The risk to that trade is the same risk that has been there all year. Higher oil prices on the back of the U.S.-Iran conflict could squeeze margins faster than earnings strength can absorb. A renewed escalation in the Middle East, a credit event in the financial system, or a more aggressive Federal Reserve response to inflation could each interrupt the earnings trajectory. None of those risks is currently the base case for Yardeni, HSBC, or the upward-revising consensus, but each is a meaningful tail.

For now, the answer the market is giving is unambiguous. Earnings are coming in 25% above prior year, beat rates are at multi-year highs, forward estimates are getting revised higher, and the strategist community is being forced to raise targets to keep up. That is a bullish setup almost no matter how you slice it. Yardeni’s 8,250 is one specific expression of the underlying math. The math itself is the news.

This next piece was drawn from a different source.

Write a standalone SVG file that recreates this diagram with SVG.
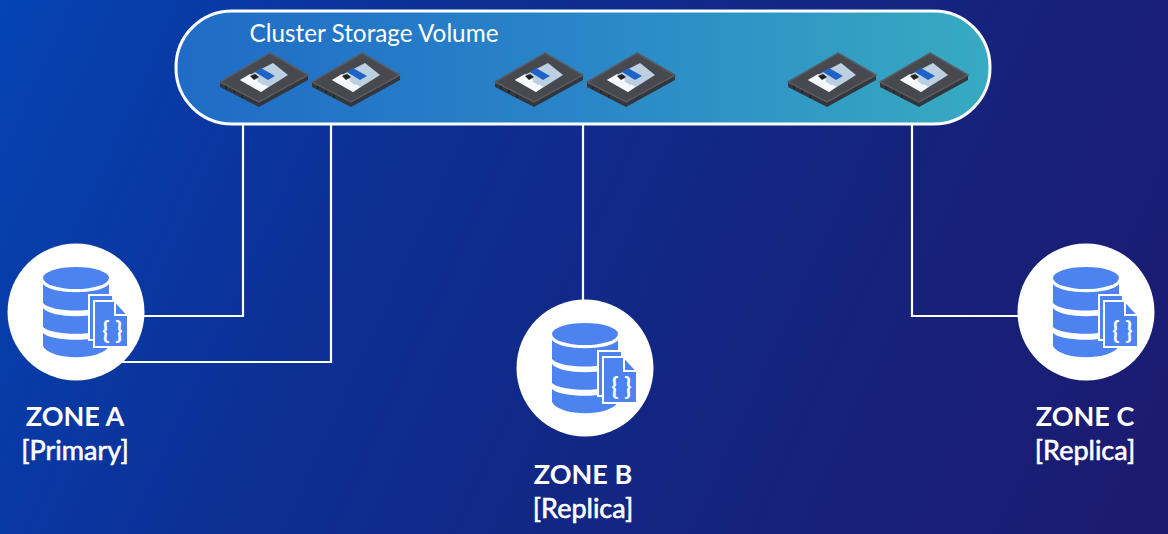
<svg xmlns="http://www.w3.org/2000/svg" xmlns:xlink="http://www.w3.org/1999/xlink" width="1168" height="534" viewBox="0 0 1168 534">
<style>
.t{font-family:Lato,"Liberation Sans",sans-serif;fill:#fff;text-anchor:middle}
.z{font-size:27px;font-weight:700}
.r{font-size:27px;font-weight:400;stroke:#fff;stroke-width:.6px}
.l{fill:none;stroke:#fff;stroke-width:2.2}
</style>
<defs>
<linearGradient id="bg" x1="0" y1="0" x2="1168" y2="534" gradientUnits="userSpaceOnUse"><stop offset="0" stop-color="#0544b4"/><stop offset=".3" stop-color="#0c3096"/><stop offset=".65" stop-color="#14247f"/><stop offset="1" stop-color="#1d1a70"/></linearGradient>
<linearGradient id="pill" x1="176" y1="0" x2="990" y2="0" gradientUnits="userSpaceOnUse"><stop offset="0" stop-color="#1f6bc6"/><stop offset=".5" stop-color="#2a86c8"/><stop offset="1" stop-color="#37abc1"/></linearGradient>
<g id="ssd">
<path d="M-44 2V7L-5 27 44 0V-5Z" fill="#33373d"/>
<path d="M6 -27L44 -5-5 22-44 2Z" fill="#48494e" stroke="#5a5c62" stroke-width="1.5"/>
<path d="M9 -17L24 -5-3 12-24 0Z" fill="#bcd0e2"/>
<path d="M-24 0L-14 -6 4 7-3 12Z" fill="#f6f8fb"/>
<path d="M-9 -8L-3 -12 11 -4 4 0Z" fill="#1f62c8"/>
<path d="M-14 -4L-9 -6-5 -3-10 0Z" fill="#222"/>
<path d="M-7 1L-3 -1 3 3-1 5Z" fill="#b9cfe2"/>
<path d="M-38 6V9M-30 10V13M-22 15V18" stroke="#1f2226" stroke-width="1.500"/>
</g>
<g id="db">
<circle r="68.5" fill="#fff"/>
<path d="M-33 -34A33 11 0 0 1 33 -34A33 11 0 0 1 -33 -34Z" fill="#4d83f0"/>
<path d="M-33 -28C-25 -17 25 -17 33 -28V-9C25 1 -25 1 -33 -9Z" fill="#4d83f0"/>
<path d="M-33 -4C-25 7 25 7 33 -4V15C25 24 -25 24 -33 15Z" fill="#4d83f0"/>
<path d="M-33 21C-25 30 25 30 33 21V34C25 49 -25 49 -33 34Z" fill="#4d83f0"/>
<path d="M13 -17H37V28H13Z" fill="#4d83f0" stroke="#fff" stroke-width="2"/>
<path d="M18 -11H39L52 3V35H18Z" fill="#4d83f0" stroke="#fff" stroke-width="2"/>
<path d="M39 -10V3H52" fill="none" stroke="#fff" stroke-width="2"/>
<text class="t" x="30" y="27" font-size="24" font-weight="700">{</text>
<text class="t" x="43" y="27" font-size="24" font-weight="700">}</text>
</g>
</defs>
<rect id="background" width="1168" height="534" fill="url(#bg)"/>
<g id="connectors">
<path class="l" d="M243 124V316H130"/>
<path class="l" d="M331 124V362H110"/>
<path class="l" d="M583 124V300"/>
<path class="l" d="M912 124V316H1030"/>
</g>
<g id="volume">
<rect x="176" y="11" width="814" height="113" rx="56" fill="url(#pill)" stroke="#fff" stroke-width="3"/>
<text class="t" x="374" y="42" font-size="24.300">Cluster Storage Volume</text>
<use xlink:href="#ssd" x="264" y="80"/>
<use xlink:href="#ssd" x="356" y="80"/>
<use xlink:href="#ssd" x="539" y="80"/>
<use xlink:href="#ssd" x="631" y="80"/>
<use xlink:href="#ssd" x="832" y="80"/>
<use xlink:href="#ssd" x="924" y="80"/>
</g>
<g id="zone-a"><use xlink:href="#db" x="76" y="312"/>
<text class="t z" x="75" y="426">ZONE A</text><text class="t r" x="75" y="460">[Primary]</text></g>
<g id="zone-b"><use xlink:href="#db" x="585" y="368"/>
<text class="t z" x="583" y="484">ZONE B</text><text class="t r" x="583" y="518">[Replica]</text></g>
<g id="zone-c"><use xlink:href="#db" x="1086" y="312"/>
<text class="t z" x="1085" y="426">ZONE C</text><text class="t r" x="1085" y="460">[Replica]</text></g>
</svg>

Frequently Asked Questions

What is Ed Yardeni's S&P 500 target for 2026?

Ed Yardeni, president of Yardeni Research, raised his 2026 year-end S&P 500 target to 8,250 on May 11, 2026, from his previous target of 7,700. That figure is 11.5% above the S&P 500’s Friday close of 7,398.93. Yardeni cited unprecedented strength in corporate earnings, with 84% of reporting companies beating estimates and earnings growing 25.6% year over year, as the primary driver of the upward revision.

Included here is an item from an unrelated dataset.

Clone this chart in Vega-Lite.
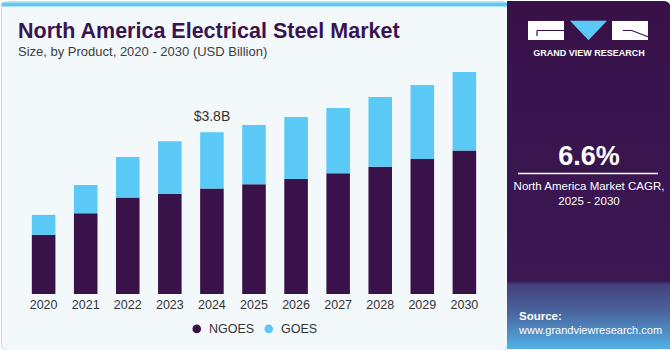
{
  "$schema": "https://vega.github.io/schema/vega-lite/v6.json",
  "padding": 0,
  "spacing": 0,
  "bounds": "flush",
  "background": "#ffffff",
  "config": {"font": "Liberation Sans", "view": {"stroke": null}},
  "hconcat": [
    {
      "width": 506,
      "height": 349,
      "view": {"fill": "#f3f8fb", "stroke": "#cfd4d8", "cornerRadius": 6},
      "title": {
        "text": "North America Electrical Steel Market",
        "subtitle": "Size, by Product, 2020 - 2030 (USD Billion)",
        "anchor": "start",
        "frame": "group",
        "offset": -58,
        "dx": 17,
        "fontSize": 21.5,
        "fontWeight": "bold",
        "color": "#3a1450",
        "subtitleFontSize": 13,
        "subtitleColor": "#3d3d3d",
        "subtitlePadding": 4
      },
      "resolve": {"axis": {"x": "independent"}},
      "layer": [
        {
          "data": {"values": [
            {"year": "2020", "product": "NGOES", "value": 1.39}, {"year": "2020", "product": "GOES", "value": 0.47},
            {"year": "2021", "product": "NGOES", "value": 1.90}, {"year": "2021", "product": "GOES", "value": 0.66},
            {"year": "2022", "product": "NGOES", "value": 2.27}, {"year": "2022", "product": "GOES", "value": 0.95},
            {"year": "2023", "product": "NGOES", "value": 2.35}, {"year": "2023", "product": "GOES", "value": 1.24},
            {"year": "2024", "product": "NGOES", "value": 2.48}, {"year": "2024", "product": "GOES", "value": 1.32},
            {"year": "2025", "product": "NGOES", "value": 2.58}, {"year": "2025", "product": "GOES", "value": 1.39},
            {"year": "2026", "product": "NGOES", "value": 2.70}, {"year": "2026", "product": "GOES", "value": 1.46},
            {"year": "2027", "product": "NGOES", "value": 2.84}, {"year": "2027", "product": "GOES", "value": 1.53},
            {"year": "2028", "product": "NGOES", "value": 2.99}, {"year": "2028", "product": "GOES", "value": 1.64},
            {"year": "2029", "product": "NGOES", "value": 3.17}, {"year": "2029", "product": "GOES", "value": 1.74},
            {"year": "2030", "product": "NGOES", "value": 3.37}, {"year": "2030", "product": "GOES", "value": 1.85}
          ]},
          "mark": {"type": "bar"},
          "encoding": {
            "x": {
              "field": "year", "type": "ordinal",
              "scale": {"paddingInner": 0.44, "paddingOuter": 0.733},
              "axis": {"orient": "bottom", "offset": -56, "title": null, "domain": false, "ticks": false, "labelAngle": 0, "labelPadding": 4, "labelFontSize": 12.5, "labelColor": "#333333"}
            },
            "y": {
              "field": "value", "type": "quantitative", "aggregate": "sum", "stack": "zero",
              "scale": {"domain": [-1.316, 6.886], "nice": false, "zero": false},
              "axis": null
            },
            "color": {
              "field": "product", "type": "nominal",
              "scale": {"domain": ["NGOES", "GOES"], "range": ["#381249", "#5bc9f6"]},
              "legend": {
                "orient": "none", "legendX": 189.5, "legendY": 321.5, "direction": "horizontal",
                "title": null, "symbolType": "circle", "symbolSize": 75, "labelFontSize": 12.5,
                "labelColor": "#333333", "labelOffset": 6, "columnPadding": 8, "padding": 0
              }
            },
            "order": {"field": "product", "sort": "descending"}
          }
        },
        {
          "data": {"values": [{"year": "2024", "total": 3.8, "label": "$3.8B"}]},
          "mark": {"type": "text", "baseline": "alphabetic", "dy": -11, "fontSize": 14, "color": "#333333"},
          "encoding": {
            "x": {"field": "year", "type": "ordinal", "axis": {"orient": "top", "offset": -3, "domainColor": "#5ec7f2", "domainWidth": 4, "labels": false, "ticks": false, "title": null}},
            "y": {"field": "total", "type": "quantitative"},
            "text": {"field": "label"}
          }
        }
      ]
    },
    {
      "width": 164,
      "height": 348,
      "layer": [
        {
          "data": {"values": [{"panel": "background"}]},
          "mark": {
            "type": "rect",
            "cornerRadiusTopRight": 7,
            "color": {
              "gradient": "linear", "x1": 0, "y1": 0, "x2": 0, "y2": 1,
              "stops": [
                {"offset": 0, "color": "#381148"},
                {"offset": 0.805, "color": "#3b1853"},
                {"offset": 0.815, "color": "#45407a"},
                {"offset": 0.9, "color": "#4a68a2"},
                {"offset": 1, "color": "#52b2e6"}
              ]
            }
          },
          "encoding": {}
        },
        {
          "data": {"values": [{"part": "G"}]},
          "mark": {"type": "point", "shape": "M-1,-0.528H1V0.528H-1Z", "size": 1296, "filled": true, "opacity": 1, "color": "#ffffff", "xOffset": -43, "yOffset": -144.5},
          "encoding": {}
        },
        {
          "data": {"values": [{"part": "G notch"}]},
          "mark": {"type": "point", "shape": "M-0.5,0H1M-0.5,0V0.3", "size": 1296, "filled": false, "opacity": 1, "strokeWidth": 1.2, "color": "#381148", "xOffset": -43, "yOffset": -144.5},
          "encoding": {}
        },
        {
          "data": {"values": [{"part": "triangle"}]},
          "mark": {"type": "point", "shape": "M-1,-0.528H1L0,0.528Z", "size": 1369, "filled": true, "opacity": 1, "color": "#5bc9f6", "xOffset": -0.5, "yOffset": -144.5},
          "encoding": {}
        },
        {
          "data": {"values": [{"part": "R"}]},
          "mark": {"type": "point", "shape": "M-1,-0.528H1V0.528H-1Z", "size": 1296, "filled": true, "opacity": 1, "color": "#ffffff", "xOffset": 41, "yOffset": -144.5},
          "encoding": {}
        },
        {
          "data": {"values": [{"part": "R stroke"}]},
          "mark": {"type": "point", "shape": "M-0.4,0H0.1L1,0.35", "size": 1296, "filled": false, "opacity": 1, "strokeWidth": 1.2, "color": "#381148", "xOffset": 41, "yOffset": -144.5},
          "encoding": {}
        },
        {
          "data": {"values": [{"text": "GRAND VIEW RESEARCH"}]},
          "mark": {"type": "text", "fontSize": 9, "fontWeight": "bold", "letterSpacing": 0.5, "color": "#ffffff", "baseline": "alphabetic", "dy": -119.5},
          "encoding": {"text": {"field": "text"}}
        },
        {
          "data": {"values": [{"text": "6.6%"}]},
          "mark": {"type": "text", "fontSize": 27, "fontWeight": "bold", "color": "#ffffff", "baseline": "alphabetic", "dy": -10},
          "encoding": {"text": {"field": "text"}}
        },
        {
          "data": {"values": [{"divider": "cagr"}]},
          "mark": {"type": "rule", "color": "#ffffff", "strokeWidth": 1.5},
          "encoding": {"x": {"value": 11}, "x2": {"value": 151}, "y": {"value": 172.5}}
        },
        {
          "data": {"values": [{"text": "North America Market CAGR,"}]},
          "mark": {"type": "text", "fontSize": 11.5, "color": "#ffffff", "baseline": "alphabetic", "dy": 14.5},
          "encoding": {"text": {"field": "text"}}
        },
        {
          "data": {"values": [{"text": "2025 - 2030"}]},
          "mark": {"type": "text", "fontSize": 11.5, "color": "#ffffff", "baseline": "alphabetic", "dy": 30},
          "encoding": {"text": {"field": "text"}}
        },
        {
          "data": {"values": [{"text": "Source:"}]},
          "mark": {"type": "text", "fontSize": 11.5, "fontWeight": "bold", "color": "#ffffff", "align": "left", "baseline": "alphabetic", "dx": -70, "dy": 145},
          "encoding": {"text": {"field": "text"}}
        },
        {
          "data": {"values": [{"text": "www.grandviewresearch.com"}]},
          "mark": {"type": "text", "fontSize": 11, "color": "#ffffff", "align": "left", "baseline": "alphabetic", "dx": -70, "dy": 158.5},
          "encoding": {"text": {"field": "text"}}
        }
      ]
    }
  ]
}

How does Yardeni's target compare to other Wall Street firms?

HSBC raised its 2026 S&P 500 target to 7,650 and indicated the benchmark could top 8,000, while also raising its year-end earnings forecast 8%. Goldman Sachs and Morgan Stanley have also been steadily revising targets higher through the spring. The general direction of sell-side strategy revisions has been upward, with the pace accelerating in recent weeks because of the strength of the current earnings reporting cycle.

What is driving the 2026 earnings boom?

Two forces are doing most of the work. The AI capital expenditure cycle is driving revenue and operating margin for Nvidia, AMD, Broadcom, Micron, Akamai, and the broader semiconductor and infrastructure supply chain. And the higher-end consumer is still spending freely on travel, premium goods, and services. Lower-end consumer discretionary durables have weakened on oil-price headwinds, but the index-level earnings number is being held up by the AI-exposed and higher-end segments.

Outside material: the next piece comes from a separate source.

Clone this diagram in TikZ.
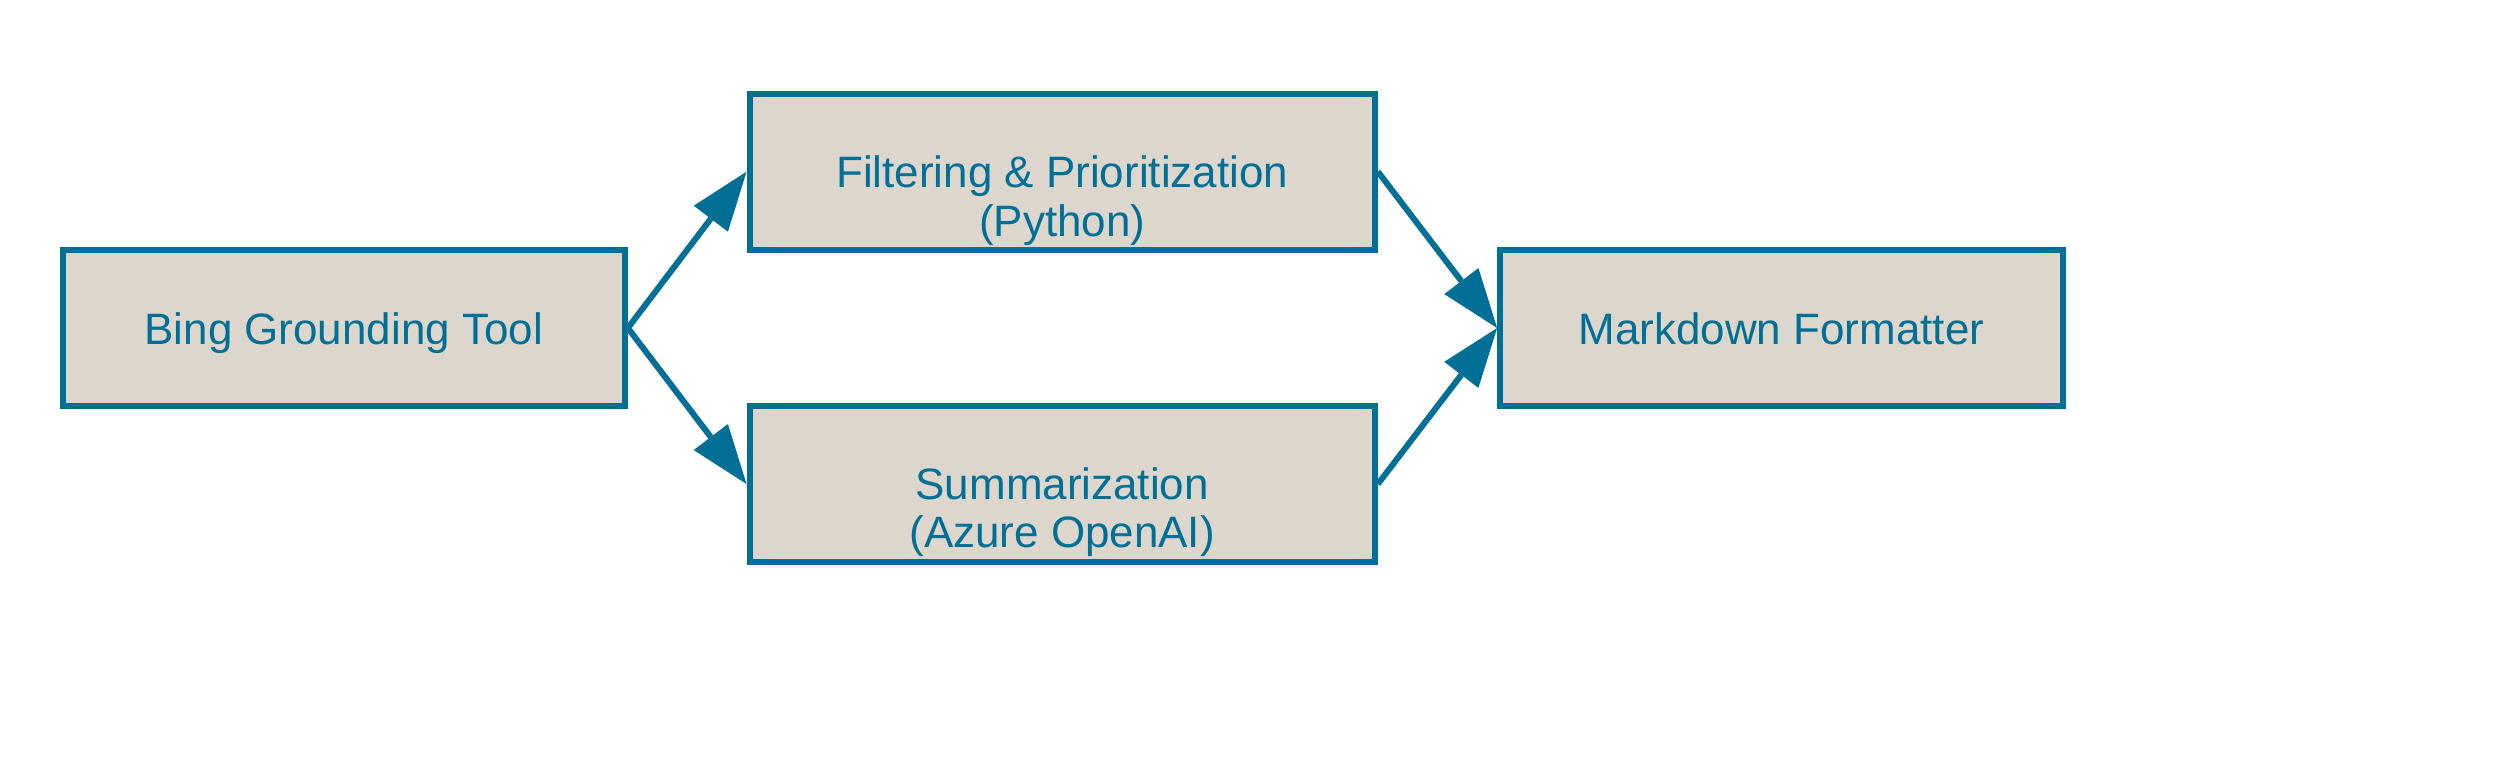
\documentclass[tikz,border=0pt]{standalone}
\usepackage{fontspec}
\setmainfont{Liberation Sans}
\usetikzlibrary{arrows.meta,calc}
\definecolor{boxfill}{RGB}{221,214,205}
\definecolor{boxline}{RGB}{0,111,150}
\tikzset{
  px/.style={x=0.01cm,y=-0.01cm},
  box/.style={draw=boxline, fill=boxfill, line width=0.06cm, inner sep=0pt, rectangle},
  lbl/.style={text=boxline, font=\fontsize{12.5pt}{15pt}\selectfont, anchor=base, inner sep=0pt},
  arr/.style={draw=boxline, line width=0.06cm, -{Triangle[length=0.59cm,width=0.43cm,line width=0pt]}}
}
\begin{document}
\begin{tikzpicture}[px]
\useasboundingbox (0,0) rectangle (2500,781);
\node[box, minimum width=5.62cm, minimum height=1.56cm] (bing) at (343.7,328) {};
\node[box, minimum width=6.25cm, minimum height=1.555cm] (filt) at (1062.2,171.7) {};
\node[box, minimum width=6.25cm, minimum height=1.56cm] (summ) at (1062.2,484) {};
\node[box, minimum width=5.622cm, minimum height=1.56cm] (mark) at (1781.4,328) {};
\node[lbl] (bingT) at (343.7,344) {Bing Grounding Tool};
\node[lbl] (filtT1) at (1062.2,187.7) {Filtering \& Prioritization};
\node[lbl] (filtT2) at (1062.2,236) {(Python)};
\node[lbl] (summT1) at (1062.2,499.5) {Summarization};
\node[lbl] (summT2) at (1062.2,547) {(Azure OpenAI)};
\node[lbl] (markT) at (1781.4,344) {Markdown Formatter};
\draw[arr] (bing.east) -- (filt.west);
\draw[arr] (bing.east) -- (summ.west);
\draw[arr] (filt.east) -- (mark.west);
\draw[arr] (summ.east) -- (mark.west);
\end{tikzpicture}
\end{document}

What is the biggest risk to the bullish forecast?

The most important crosswind is the U.S.-Iran war-driven oil spike, with West Texas Intermediate crude up 71% year to date. Sustained high oil prices feed into transportation, manufacturing, and input costs across the non-energy S&P 500 components. So far, corporate earnings strength has absorbed the energy shock, but a continued elevated oil environment through summer driving season could begin to compress margins more visibly in second and third quarter results.

What is the beat rate in current S&P 500 earnings?

According to FactSet, 84% of the more than 400 S&P 500 companies that have reported first-quarter 2026 results have beaten consensus bottom-line estimates. If that rate holds through the end of the reporting period, it will be the highest beat rate since the second quarter of 2021. The magnitude of the beats has also been historically large, with companies posting 25.6% year-over-year earnings growth versus the five-year average of 7.1%.

What companies report earnings next week?

Next week’s earnings calendar is the most consequential of the season for the bull case. Nvidia is set to release results, providing the most important read on hyperscaler AI capital expenditure plans. Retailers Home Depot, Walmart, and Lowe’s also report, offering the timeliest signals on consumer health, particularly for lower-income shoppers and consumer durables that are most exposed to oil-driven discretionary weakness.